### GIVEN RECORDS
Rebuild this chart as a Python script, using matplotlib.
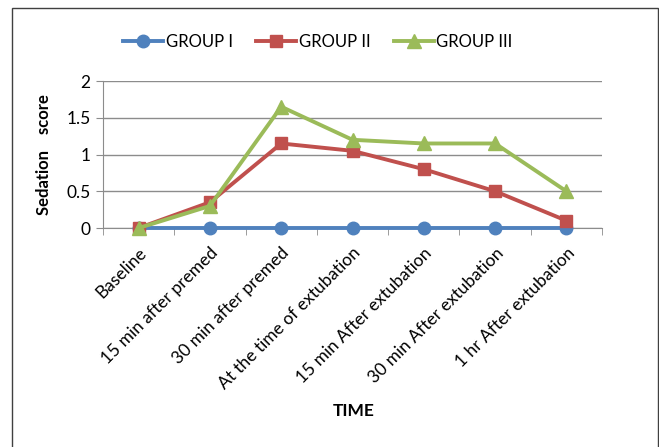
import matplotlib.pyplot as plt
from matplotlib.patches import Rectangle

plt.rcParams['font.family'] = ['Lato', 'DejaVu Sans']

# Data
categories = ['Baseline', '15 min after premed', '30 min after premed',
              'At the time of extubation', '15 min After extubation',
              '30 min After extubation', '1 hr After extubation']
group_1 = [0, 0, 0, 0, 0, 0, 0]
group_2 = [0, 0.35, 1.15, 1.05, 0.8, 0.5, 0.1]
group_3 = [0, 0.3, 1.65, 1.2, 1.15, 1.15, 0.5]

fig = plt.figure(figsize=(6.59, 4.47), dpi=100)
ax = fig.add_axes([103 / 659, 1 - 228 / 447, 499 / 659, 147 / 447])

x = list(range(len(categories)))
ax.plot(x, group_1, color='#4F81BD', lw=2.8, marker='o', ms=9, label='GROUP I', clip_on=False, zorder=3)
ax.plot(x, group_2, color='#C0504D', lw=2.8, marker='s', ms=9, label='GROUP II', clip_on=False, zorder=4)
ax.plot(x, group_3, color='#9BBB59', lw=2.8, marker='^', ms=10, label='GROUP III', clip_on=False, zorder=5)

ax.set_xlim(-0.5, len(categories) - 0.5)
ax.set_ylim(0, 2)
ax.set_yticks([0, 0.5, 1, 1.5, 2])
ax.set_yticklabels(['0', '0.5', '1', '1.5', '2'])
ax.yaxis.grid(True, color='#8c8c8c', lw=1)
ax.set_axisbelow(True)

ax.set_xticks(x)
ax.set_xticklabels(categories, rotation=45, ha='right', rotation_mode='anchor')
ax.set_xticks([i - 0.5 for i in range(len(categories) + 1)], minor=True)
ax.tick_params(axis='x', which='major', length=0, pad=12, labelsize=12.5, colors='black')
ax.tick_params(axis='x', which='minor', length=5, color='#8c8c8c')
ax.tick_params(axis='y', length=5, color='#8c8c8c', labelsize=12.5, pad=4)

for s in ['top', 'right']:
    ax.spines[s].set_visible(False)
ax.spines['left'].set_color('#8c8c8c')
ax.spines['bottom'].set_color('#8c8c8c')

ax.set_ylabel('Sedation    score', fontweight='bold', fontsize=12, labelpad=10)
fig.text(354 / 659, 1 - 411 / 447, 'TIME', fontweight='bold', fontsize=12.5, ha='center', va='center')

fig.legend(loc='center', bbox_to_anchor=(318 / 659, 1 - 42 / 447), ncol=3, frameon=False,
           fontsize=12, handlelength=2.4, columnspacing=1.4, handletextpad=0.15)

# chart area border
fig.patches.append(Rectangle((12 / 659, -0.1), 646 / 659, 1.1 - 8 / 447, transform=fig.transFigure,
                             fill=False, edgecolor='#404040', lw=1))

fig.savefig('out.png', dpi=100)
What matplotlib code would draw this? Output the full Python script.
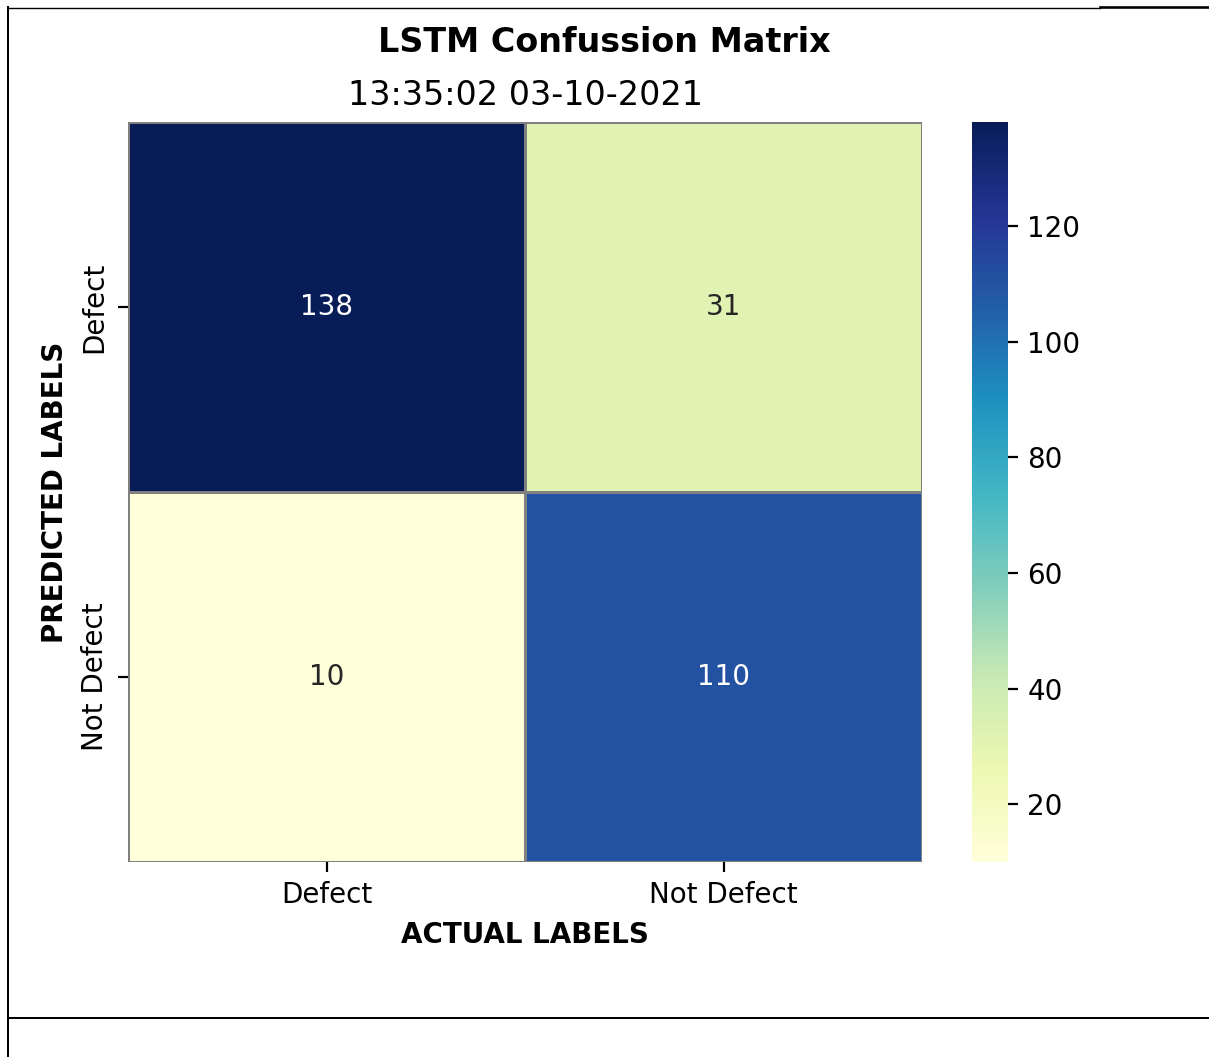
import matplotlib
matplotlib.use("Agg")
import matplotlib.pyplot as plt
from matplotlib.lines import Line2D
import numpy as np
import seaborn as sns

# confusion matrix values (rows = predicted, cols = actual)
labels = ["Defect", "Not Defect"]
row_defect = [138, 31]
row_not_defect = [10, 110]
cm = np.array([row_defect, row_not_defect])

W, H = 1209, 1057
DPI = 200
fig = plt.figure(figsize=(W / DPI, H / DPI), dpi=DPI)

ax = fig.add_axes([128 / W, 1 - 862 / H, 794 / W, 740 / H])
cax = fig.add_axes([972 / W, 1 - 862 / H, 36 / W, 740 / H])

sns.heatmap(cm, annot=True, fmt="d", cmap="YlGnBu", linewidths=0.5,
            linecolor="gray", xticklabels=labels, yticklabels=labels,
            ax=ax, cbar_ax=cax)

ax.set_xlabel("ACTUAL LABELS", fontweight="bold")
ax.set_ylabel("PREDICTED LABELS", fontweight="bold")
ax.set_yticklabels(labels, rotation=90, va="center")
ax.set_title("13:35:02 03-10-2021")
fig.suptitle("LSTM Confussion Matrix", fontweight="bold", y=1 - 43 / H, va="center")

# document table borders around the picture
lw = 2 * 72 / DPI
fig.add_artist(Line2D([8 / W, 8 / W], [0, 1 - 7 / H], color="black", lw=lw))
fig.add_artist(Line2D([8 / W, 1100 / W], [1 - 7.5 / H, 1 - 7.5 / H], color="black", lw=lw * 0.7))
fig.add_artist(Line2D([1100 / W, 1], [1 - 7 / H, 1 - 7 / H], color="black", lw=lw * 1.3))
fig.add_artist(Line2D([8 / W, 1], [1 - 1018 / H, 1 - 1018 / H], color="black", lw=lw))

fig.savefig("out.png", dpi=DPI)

### SET TASK
Keep to the lines between the line with "What matplotlib code" and the line with "fig = plt.figure(figsize=(W", inclusive, and transcribe them without pictures.

### SOLVED PROBLEM
What matplotlib code would draw this? Output the full Python script.
import matplotlib
matplotlib.use("Agg")
import matplotlib.pyplot as plt
from matplotlib.lines import Line2D
import numpy as np
import seaborn as sns

# confusion matrix values (rows = predicted, cols = actual)
labels = ["Defect", "Not Defect"]
row_defect = [138, 31]
row_not_defect = [10, 110]
cm = np.array([row_defect, row_not_defect])

W, H = 1209, 1057
DPI = 200
fig = plt.figure(figsize=(W / DPI, H / DPI), dpi=DPI)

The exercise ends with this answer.